Paul Rieckhoff, executive director of Iraq and Afghanistan Veterans of America, noted the problem within hours of the White House announcement. “Most of the suicides we see are among people who have been home for six months,” he told TIME.

That’s because of the “post” in post-traumatic stress disorder.  The explosive homicidal and suicidal thoughts, insomnia, depression and anxiety from combat often don’t come into full bloom for months after a combat tour.

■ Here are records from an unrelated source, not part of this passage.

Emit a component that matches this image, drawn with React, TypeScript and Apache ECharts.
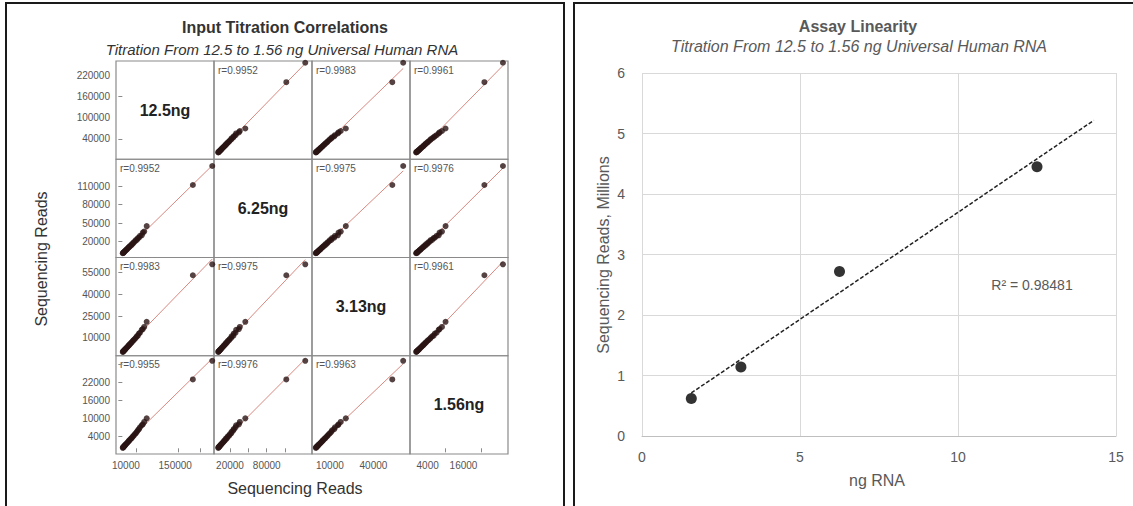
import React, { useEffect, useRef } from "react";
import * as echarts from "echarts";

// ---------- Data: left panel (scatterplot matrix) ----------
const titrationLabels = ["12.5ng", "6.25ng", "3.13ng", "1.56ng"];

const reads125ng = [255000, 200000, 69000, 62000, 58000, 55000, 50000, 47000, 44000, 41000, 38000, 35000, 32000, 30000, 27000, 25000, 22000, 20000, 18000, 16000, 14000, 12000, 10000, 8500, 7000, 5500, 4000, 3000, 2000, 1200];
const reads625ng = [143000, 112000, 45000, 36000, 34500, 30000, 29000, 26000, 25500, 22500, 22000, 19500, 18500, 16500, 15500, 13500, 13000, 11000, 10500, 9000, 8000, 6500, 6000, 4800, 4000, 3100, 2300, 1700, 1100, 700];
const reads313ng = [60500, 53000, 21000, 17500, 16000, 15500, 13500, 13000, 11500, 11000, 10000, 9200, 8400, 8000, 7000, 6600, 5800, 5200, 4800, 4200, 3700, 3200, 2600, 2300, 1800, 1500, 1050, 800, 550, 330];
const reads156ng = [29200, 23000, 10000, 8800, 8000, 7700, 7000, 6400, 6000, 5500, 5000, 4700, 4200, 4000, 3500, 3300, 2900, 2650, 2400, 2100, 1850, 1600, 1350, 1150, 950, 750, 550, 400, 280, 170];

const readsAxisMin = [-18000, -6200, -2300, -1900];
const readsAxisMax = [260000, 154000, 65200, 30900];

const yTickLabels = [
  [40000, 100000, 160000, 220000],
  [20000, 50000, 80000, 110000],
  [10000, 25000, 40000, 55000],
  [4000, 10000, 16000, 22000],
];
const yTickMarks = [
  [40000, 160000],
  [20000, 50000, 80000, 110000],
  [25000, 40000, 55000],
  [4000, 16000, 22000, 28000],
];
const xTickLabels = [
  [10000, 150000],
  [20000, 80000],
  [10000, 40000],
  [4000, 16000],
];
const xTickMarks = [
  [40000, 160000, 220000],
  [20000, 50000, 80000, 110000],
  [],
  [10000, 22000],
];

const correlationLabels = [
  ["", "r=0.9952", "r=0.9983", "r=0.9961"],
  ["r=0.9952", "", "r=0.9975", "r=0.9976"],
  ["r=0.9983", "r=0.9975", "", "r=0.9961"],
  ["r=0.9955", "r=0.9976", "r=0.9963", ""],
];

// ---------- Data: right panel (assay linearity) ----------
const ngRNA = [1.56, 3.13, 6.25, 12.5];
const readsMillions = [0.62, 1.14, 2.72, 4.45];
const trendForwardTo = 14.3;
const rSquaredLabel = "R\u00B2 = 0.98481";

const FONT = '"Liberation Sans", Arial, sans-serif';

function linearFit(xs: number[], ys: number[]) {
  const n = xs.length;
  const mx = xs.reduce((a, b) => a + b, 0) / n;
  const my = ys.reduce((a, b) => a + b, 0) / n;
  let sxy = 0;
  let sxx = 0;
  for (let k = 0; k < n; k++) {
    sxy += (xs[k] - mx) * (ys[k] - my);
    sxx += (xs[k] - mx) * (xs[k] - mx);
  }
  const slope = sxy / sxx;
  return { slope, intercept: my - slope * mx };
}

export default function App() {
  const ref = useRef<HTMLDivElement>(null);

  useEffect(() => {
    document.body.style.margin = "0";
    if (!ref.current) return;
    const chart = echarts.init(ref.current, undefined, { renderer: "svg" });

    const vars = [reads125ng, reads625ng, reads313ng, reads156ng];
    const mLeft = 116;
    const mTop = 61;
    const cellW = 98;
    const cellH = 98.25;

    const grids: any[] = [];
    const xAxes: any[] = [];
    const yAxes: any[] = [];
    const series: any[] = [];
    const graphics: any[] = [];

    for (let i = 0; i < 4; i++) {
      for (let j = 0; j < 4; j++) {
        const k = i * 4 + j;
        const left = mLeft + j * cellW;
        const top = mTop + i * cellH;
        grids.push({
          left,
          top,
          width: cellW,
          height: cellH,
          show: true,
          borderColor: "#8a8a8a",
          borderWidth: 1.2,
          backgroundColor: "transparent",
        });
        const bottomRow = i === 3;
        const leftCol = j === 0;
        xAxes.push({
          type: "value",
          gridIndex: k,
          min: readsAxisMin[j],
          max: readsAxisMax[j],
          axisLine: { show: false },
          splitLine: { show: false },
          axisTick: {
            show: bottomRow && xTickMarks[j].length > 0,
            customValues: xTickMarks[j],
            length: 4,
            lineStyle: { color: "#8a8a8a" },
          },
          axisLabel: {
            show: bottomRow,
            customValues: xTickLabels[j],
            formatter: (v: number) => String(v),
            fontSize: 10,
            fontFamily: FONT,
            color: "#555",
            margin: 6,
          },
        });
        yAxes.push({
          type: "value",
          gridIndex: k,
          min: readsAxisMin[i],
          max: readsAxisMax[i],
          axisLine: { show: false },
          splitLine: { show: false },
          axisTick: {
            show: leftCol,
            customValues: yTickMarks[i],
            length: 4,
            lineStyle: { color: "#8a8a8a" },
          },
          axisLabel: {
            show: leftCol,
            customValues: yTickLabels[i],
            formatter: (v: number) => String(v),
            fontSize: 10,
            fontFamily: FONT,
            color: "#555",
            margin: 6,
          },
        });

        if (i === j) {
          graphics.push({
            type: "text",
            x: left + cellW / 2,
            y: top + cellH / 2,
            style: {
              text: titrationLabels[i],
              fontSize: 16,
              fontWeight: "bold",
              fontFamily: FONT,
              fill: "#222",
              align: "center",
              verticalAlign: "middle",
            },
          });
        } else {
          const xs = vars[j];
          const ys = vars[i];
          const fit = linearFit(xs, ys);
          const x0 = Math.min(...xs);
          const x1 = Math.max(...xs);
          series.push({
            type: "line",
            xAxisIndex: k,
            yAxisIndex: k,
            data: [
              [x0, fit.intercept + fit.slope * x0],
              [x1, fit.intercept + fit.slope * x1],
            ],
            symbol: "none",
            silent: true,
            lineStyle: { color: "#c0392b", width: 1, opacity: 0.6 },
            z: 2,
          });
          series.push({
            type: "scatter",
            xAxisIndex: k,
            yAxisIndex: k,
            data: xs.map((x, idx) => [x, ys[idx]]),
            symbolSize: 6,
            itemStyle: { color: "#2a1414" },
            z: 3,
          });
          graphics.push({
            type: "text",
            x: left + 4,
            y: top + 9,
            style: {
              text: correlationLabels[i][j],
              fontSize: 10,
              fontFamily: FONT,
              fill: "#555",
              align: "left",
              verticalAlign: "middle",
            },
          });
        }
      }
    }

    // Right panel
    const rk = 16;
    grids.push({ left: 642, top: 73, width: 474, height: 363 });
    xAxes.push({
      type: "value",
      gridIndex: rk,
      min: 0,
      max: 15,
      interval: 5,
      axisLine: { show: true, lineStyle: { color: "#bfbfbf", width: 1 } },
      axisTick: { show: false },
      splitLine: { show: true, lineStyle: { color: "#d9d9d9", width: 1 } },
      axisLabel: { fontSize: 14, fontFamily: FONT, color: "#595959", margin: 14 },
    });
    yAxes.push({
      type: "value",
      gridIndex: rk,
      min: 0,
      max: 6,
      interval: 1,
      axisLine: { show: false },
      axisTick: { show: false },
      splitLine: { show: true, lineStyle: { color: "#d9d9d9", width: 1 } },
      axisLabel: { fontSize: 14, fontFamily: FONT, color: "#595959", margin: 17 },
    });
    const trend = linearFit(ngRNA, readsMillions);
    const tx0 = ngRNA[0];
    series.push({
      type: "line",
      xAxisIndex: rk,
      yAxisIndex: rk,
      data: [
        [tx0, trend.intercept + trend.slope * tx0],
        [trendForwardTo, trend.intercept + trend.slope * trendForwardTo],
      ],
      symbol: "none",
      silent: true,
      lineStyle: { color: "#222", width: 1.5, type: [4, 2] },
      z: 2,
    });
    series.push({
      type: "scatter",
      xAxisIndex: rk,
      yAxisIndex: rk,
      data: ngRNA.map((x, idx) => [x, readsMillions[idx]]),
      symbolSize: 11,
      itemStyle: { color: "#000" },
      z: 3,
    });

    graphics.push(
      {
        type: "rect",
        shape: { x: 6, y: 3, width: 558, height: 620 },
        style: { fill: "none", stroke: "#1a1a1a", lineWidth: 2 },
      },
      {
        type: "rect",
        shape: { x: 574, y: 3, width: 620, height: 620 },
        style: { fill: "none", stroke: "#1a1a1a", lineWidth: 2 },
      },
      {
        type: "text",
        x: 285,
        y: 27,
        style: {
          text: "Input Titration Correlations",
          fontSize: 16,
          fontWeight: "bold",
          fontFamily: FONT,
          fill: "#333",
          align: "center",
          verticalAlign: "middle",
        },
      },
      {
        type: "text",
        x: 282,
        y: 49,
        style: {
          text: "Titration From 12.5 to 1.56 ng Universal Human RNA",
          fontSize: 15,
          fontStyle: "italic",
          fontFamily: FONT,
          fill: "#333",
          align: "center",
          verticalAlign: "middle",
        },
      },
      {
        type: "text",
        x: 41,
        y: 259,
        rotation: Math.PI / 2,
        style: {
          text: "Sequencing Reads",
          fontSize: 16,
          fontFamily: FONT,
          fill: "#333",
          align: "center",
          verticalAlign: "middle",
        },
      },
      {
        type: "text",
        x: 295,
        y: 488,
        style: {
          text: "Sequencing Reads",
          fontSize: 16,
          fontFamily: FONT,
          fill: "#333",
          align: "center",
          verticalAlign: "middle",
        },
      },
      {
        type: "text",
        x: 858,
        y: 26,
        style: {
          text: "Assay Linearity",
          fontSize: 16,
          fontWeight: "bold",
          fontFamily: FONT,
          fill: "#595959",
          align: "center",
          verticalAlign: "middle",
        },
      },
      {
        type: "text",
        x: 859,
        y: 46,
        style: {
          text: "Titration From 12.5 to 1.56 ng Universal Human RNA",
          fontSize: 16,
          fontStyle: "italic",
          fontFamily: FONT,
          fill: "#595959",
          align: "center",
          verticalAlign: "middle",
        },
      },
      {
        type: "text",
        x: 603,
        y: 255,
        rotation: Math.PI / 2,
        style: {
          text: "Sequencing Reads, Millions",
          fontSize: 16,
          fontFamily: FONT,
          fill: "#595959",
          align: "center",
          verticalAlign: "middle",
        },
      },
      {
        type: "text",
        x: 877,
        y: 480,
        style: {
          text: "ng RNA",
          fontSize: 16,
          fontFamily: FONT,
          fill: "#595959",
          align: "center",
          verticalAlign: "middle",
        },
      },
      {
        type: "text",
        x: 1032,
        y: 285,
        style: {
          text: rSquaredLabel,
          fontSize: 14,
          fontFamily: FONT,
          fill: "#595959",
          align: "center",
          verticalAlign: "middle",
        },
      }
    );

    chart.setOption({
      animation: false,
      backgroundColor: "#ffffff",
      grid: grids,
      xAxis: xAxes,
      yAxis: yAxes,
      series,
      graphic: { elements: graphics },
    });

    return () => {
      chart.dispose();
    };
  }, []);

  return (
    <div
      ref={ref}
      style={{ position: "fixed", left: 0, top: 0, width: 1133, height: 506 }}
    />
  );
}
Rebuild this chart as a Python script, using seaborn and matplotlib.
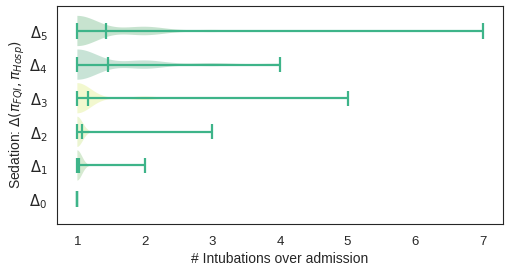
import numpy as np
import matplotlib
matplotlib.use('Agg')
import matplotlib.pyplot as plt
import seaborn as sns

# number of patients per intubation count (1..7) for each sedation level
intubations = [1, 2, 3, 4, 5, 6, 7]
counts = {
    'd0': [100, 0, 0, 0, 0, 0, 0],
    'd1': [98, 2, 0, 0, 0, 0, 0],
    'd2': [94, 5, 1, 0, 0, 0, 0],
    'd3': [88, 10, 1, 0, 1, 0, 0],
    'd4': [70, 19, 7, 4, 0, 0, 0],
    'd5': [72, 20, 5, 1, 1, 0, 1],
}
labels = [r'$\Delta_0$', r'$\Delta_1$', r'$\Delta_2$', r'$\Delta_3$', r'$\Delta_4$', r'$\Delta_5$']

# kde bandwidth (in intubations) and body colour per row
bandwidths = [0.05, 0.07, 0.08, 0.2, 0.3, 0.3]
body_colors = ['#7abc69', '#7abc69', '#c0de69', '#d7e862', '#4aa57a', '#48a562']
line_color = '#3eb489'


def kde_stats(values, bw):
    values = np.asarray(values, dtype=float)
    lo, hi = values.min(), values.max()
    if hi == lo:
        coords = np.array([lo])
        vals = np.array([1.0])
    else:
        coords = np.linspace(lo, hi, 200)
        vals = np.exp(-0.5 * ((coords[:, None] - values[None, :]) / bw) ** 2).sum(axis=1)
    return dict(coords=coords, vals=vals, mean=values.mean(),
                median=np.median(values), min=lo, max=hi)


sns.set_style('white')
plt.rcParams['font.family'] = ['Liberation Sans', 'DejaVu Sans']
plt.rcParams['mathtext.fontset'] = 'dejavusans'

fig, ax = plt.subplots(figsize=(5.1, 2.7), dpi=100)
fig.subplots_adjust(left=0.112, right=0.986, bottom=0.17, top=0.978)

stats = []
for i, key in enumerate(['d0', 'd1', 'd2', 'd3', 'd4', 'd5']):
    samples = np.repeat(intubations, counts[key])
    stats.append(kde_stats(samples, bandwidths[i]))

parts = ax.violin(stats, positions=range(6), orientation='horizontal', widths=0.9,
                  showmeans=True, showextrema=True)
for body, c in zip(parts['bodies'], body_colors):
    body.set_facecolor(c)
    body.set_edgecolor('none')
    body.set_alpha(0.3)
for k in ['cmeans', 'cmins', 'cmaxes', 'cbars']:
    parts[k].set_color(line_color)
    parts[k].set_linewidth(1.6)

ax.set_yticks(range(6))
ax.set_yticklabels(labels, fontsize=10.5)
ax.tick_params(axis='x', labelsize=9.5, pad=5)
ax.set_xlabel('# Intubations over admission', fontsize=10, labelpad=3)
ax.set_ylabel(r'Sedation: $\Delta(\pi_{FQI}, \pi_{Hosp})$', fontsize=10, labelpad=2)

plt.savefig('out.png', dpi=100)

Hunt, a Marine sniper, suffered from these kinds of symptoms for two years after he returned from Afghanistan on his second combat deployment. Selke, his mother, believes there should be some method of tracking the number of troops now out of uniform but who were clearly suffering from war’s mental fallout when they committed suicide. As of now, that number is unknown, but potentially huge. “I think the American people need to know how many people we have really lost as a result of Iraq and Afghanistan,” she said. Selke said the president could start by sending the right message with condolence letters to troops, even if they die in Sugar Land, Texas.

“If he is going to take this step, he is taking it half way,” she said about the new policy. “We just need to not go half way.”